The fact that junior government partner Podemos has decided to disassociate itself from the PSOE on this issue certainly creates a situation that is, at the least, curious within the coalition government. So much so that justice minister Juan Carlos Campo warned its left-wing partners that if the monarchy is disturbed, everything might fall, in reference to the Spanish constitutional system of 1978. It is the first time that a member of the Spanish government has spoken so clearly about the situation in which the Spanish monarchy finds itself and of the risk that the regime may collapse. In fact, it is quite obvious that, in the same way as there is a military letter-writing movement which questions the government that was legitimately voted in by Spanish MPs, there are also, on the opposing side, voices critical of the Spanish royal family and especially of Juan Carlos I which are more and more widely heard.
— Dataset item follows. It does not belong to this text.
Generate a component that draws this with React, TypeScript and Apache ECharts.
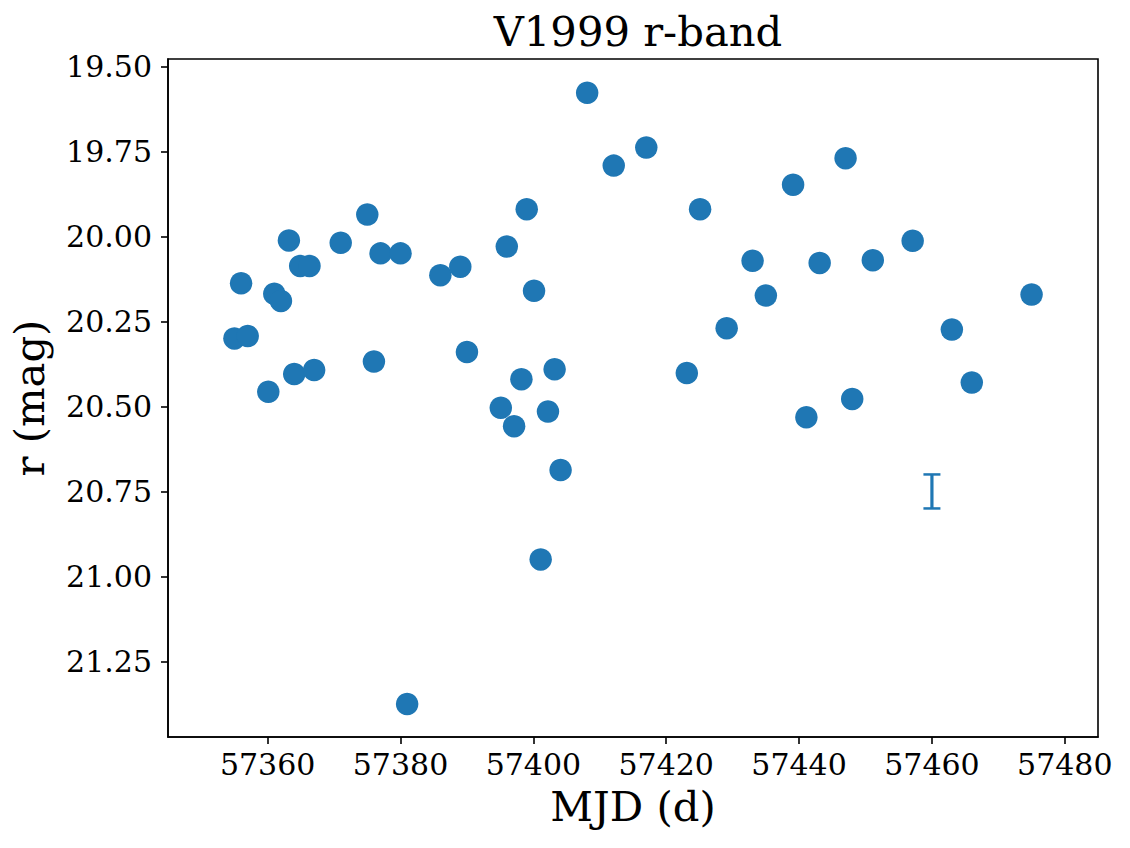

This situation is provoking actions that seek to close off the Spanish democratic system, which only serve to show the contention that is underway in the different power centres of the Spanish state. We saw it on Monday in the Supreme Court's unusual decision to order the repetition of the trial of Arnaldo Otegi, after the European Court of Human Rights had overturned the first hearing; it manifests itself again in the majority (6-5) decision of the full Constitutional Court that the burning of a flag and the specific insults that were on trial are not actions that can be justified within the right to freedom of expression but rather are criminally classified as desecration. The decision by the constitutional body, made by a single vote, is even more surprising since European justice, through the European Court of Human Rights previously ruled in March 2018 that this very fact was an act of freedom of expression and, accordingly, ordered Spain to return 2,700 euros that the defendants had been required to pay, as well as covering an additional 9,000 euros in costs of the legal proceedings.

Neither of these two judicial initiatives is the product of chance, but rather, they result from a desire to overturn many of the advances made in varying fields. The division in the Constitutional Court is a warning and the recovery of crimes that seemed to be part of the past is another, which increases the revelry and joy of the right. These changes are happening too quickly. Backward changes, of course.